Typical inputs include freight rate indices from digital exchanges, fuel prices (Brent crude, diesel, bunker fuel), port congestion data from vessel tracking, macroeconomic indicators like PMI and trade volumes, and historical booking data from the operator's own systems.
How accurate are AI freight rate predictions?
Short-term predictions (1–2 weeks) typically achieve 85–92% directional accuracy on well-traded lanes. Medium-term forecasts (1–3 months) are less precise but still significantly outperform simple moving averages, especially during volatile periods.
Can AI freight rate prediction work for road haulage as well as ocean freight?
Yes, though the data sources differ.

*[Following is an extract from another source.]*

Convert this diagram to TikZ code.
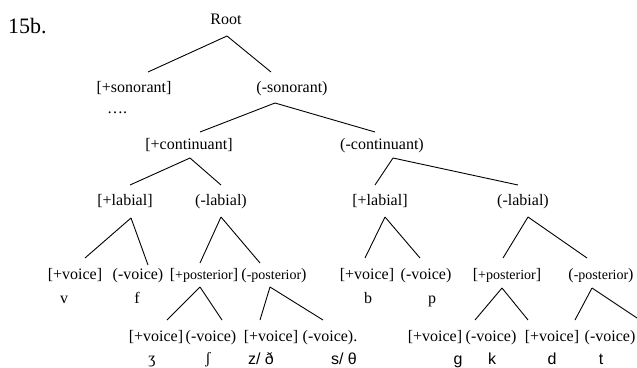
\documentclass[tikz,border=0pt]{standalone}
\usepackage{fontspec}
\setmainfont{Liberation Serif}
\newfontfamily\symsans{Liberation Sans}
\usetikzlibrary{calc}
\tikzset{
  lab/.style={anchor=base, inner sep=0pt, font=\fontsize{16}{19}\selectfont},
  sym/.style={anchor=base, inner sep=0pt, font=\symsans\fontsize{16}{19}\selectfont},
  edge/.style={draw=black, line width=0.9pt},
}
\newcommand{\smalltxt}[1]{{\fontsize{14}{16}\selectfont #1}}
\begin{document}
\begin{tikzpicture}[x=1pt,y=-1pt]
\useasboundingbox (0,0) rectangle (637,367);
\clip (0,0) rectangle (637,367);
% title
\node[anchor=base west, inner sep=0pt, font=\fontsize{22}{26}\selectfont] (title) at (8,33) {15b.};
% nodes
\node[lab] (root) at (226,24) {Root};
\node[lab] (sonp) at (134,92) {[+sonorant]};
\node[anchor=base west, inner sep=0pt, font=\fontsize{16}{19}\selectfont] (dots) at (107,113) {….};
\node[lab] (sonm) at (292,92) {(-sonorant)};
\node[lab] (contp) at (189,149) {[+continuant]};
\node[lab] (contm) at (382,149) {(-continuant)};
\node[lab] (labap) at (125,205) {[+labial]};
\node[lab] (labam) at (221,205) {(-labial)};
\node[lab] (labbp) at (380,205) {[+labial]};
\node[lab] (labbm) at (523,205) {(-labial)};
% voice row
\node[lab] (vap) at (75,279) {[+voice]};
\node[lab] (vam) at (138,279) {(-voice)};
\node[lab] (pap) at (204,279) {[\smalltxt{+posterior}]};
\node[lab] (pam) at (274,279) {(\smalltxt{-posterior})};
\node[lab] (vbp) at (367,279) {[+voice]};
\node[lab] (vbm) at (426,279) {(-voice)};
\node[lab] (pbp) at (507,279) {[\smalltxt{+posterior}]};
\node[lab] (pbm) at (601,279) {(\smalltxt{-posterior})};
% symbols row 1
\node[lab] (sv) at (64,303) {v};
\node[lab] (sf) at (137,303) {f};
\node[lab] (sb) at (368,303) {b};
\node[lab] (sp) at (432,303) {p};
% bottom row
\node[lab] (b1) at (156,341) {[+voice]};
\node[lab] (b2) at (211,341) {(-voice)};
\node[lab] (b3) at (271,341) {[+voice]};
\node[lab] (b4) at (330,341) {(-voice).};
\node[lab] (b5) at (435,341) {[+voice]};
\node[lab] (b6) at (491,341) {(-voice)};
\node[lab] (b7) at (552,341) {[+voice]};
\node[lab] (b8) at (610,341) {(-voice)};
% symbols row 2
\node[lab] (s1) at (152,363) {ʒ};
\node[lab] (s2) at (208,363) {ʃ};
\node[sym] (s3) at (261,364) {z/ ð};
\node[sym] (s4) at (344,364) {s/ θ};
\node[sym] (s5) at (458,364) {g};
\node[sym] (s6) at (492,364) {k};
\node[sym] (s7) at (552,364) {d};
\node[sym] (s8) at (601,364) {t};
% edges
\draw[edge] ($(root.base)+(1,12)$) -- ($(sonp.base)+(14,-20)$);
\draw[edge] ($(root.base)+(1,12)$) -- ($(sonm.base)+(-21,-20)$);
\draw[edge] ($(sonm.base)+(-17,11)$) -- ($(contp.base)+(11,-17)$);
\draw[edge] ($(sonm.base)+(-17,11)$) -- ($(contm.base)+(-7,-17)$);
\draw[edge] ($(contp.base)+(1,9)$) -- ($(labap.base)+(5,-20)$);
\draw[edge] ($(contp.base)+(1,9)$) -- ($(labam.base)+(0,-20)$);
\draw[edge] ($(contm.base)+(11,9)$) -- ($(labbp.base)+(-5,-20)$);
\draw[edge] ($(contm.base)+(11,9)$) -- ($(labbm.base)+(-5,-20)$);
\draw[edge] ($(labap.base)+(6,13)$) -- ($(vap.base)+(10,-21)$);
\draw[edge] ($(labap.base)+(6,13)$) -- ($(vam.base)+(10,-14)$);
\draw[edge] ($(labam.base)+(0,12)$) -- ($(pap.base)+(-4,-16)$);
\draw[edge] ($(labam.base)+(0,12)$) -- ($(pam.base)+(-14,-16)$);
\draw[edge] ($(labbp.base)+(5,12)$) -- ($(vbp.base)+(-2,-21)$);
\draw[edge] ($(labbp.base)+(5,12)$) -- ($(vbm.base)+(-6,-21)$);
\draw[edge] ($(labbm.base)+(5,12)$) -- ($(pbp.base)+(-4,-21)$);
\draw[edge] ($(labbm.base)+(5,12)$) -- ($(pbm.base)+(-14,-21)$);
\draw[edge] ($(pap.base)+(-4,8)$) -- ($(b1.base)+(11,-21)$);
\draw[edge] ($(pap.base)+(-4,8)$) -- ($(b2.base)+(11,-21)$);
\draw[edge] ($(pam.base)+(-4,8)$) -- ($(b3.base)+(-11,-21)$);
\draw[edge] ($(pam.base)+(-4,8)$) -- ($(b4.base)+(-7,-21)$);
\draw[edge] ($(pbp.base)+(-5,9)$) -- ($(b5.base)+(40,-21)$);
\draw[edge] ($(pbp.base)+(-5,9)$) -- ($(b6.base)+(37,-21)$);
\draw[edge] ($(pbm.base)+(-9,9)$) -- ($(b7.base)+(23,-21)$);
\draw[edge] ($(pbm.base)+(-9,9)$) -- ($(b8.base)+(27,-23)$);
\end{tikzpicture}
\end{document}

Road haulage models rely more heavily on fuel price feeds, driver availability indices, and regional demand patterns, while ocean freight models emphasise port congestion, vessel capacity, and trade lane dynamics. The modelling approach is similar.
How long does it take to implement freight rate prediction?
A minimum viable product covering 5–10 key trade lanes can typically be delivered in 3–4 months. Expanding to full trade lane coverage with contract simulation capabilities usually takes 6–9 months.
Does freight rate prediction replace procurement teams?
No. It augments their judgment with data-driven signals. Procurement professionals bring relationship context, negotiation skill, and market intuition that models cannot replicate. The best outcomes come from combining AI predictions with experienced procurement decision-making.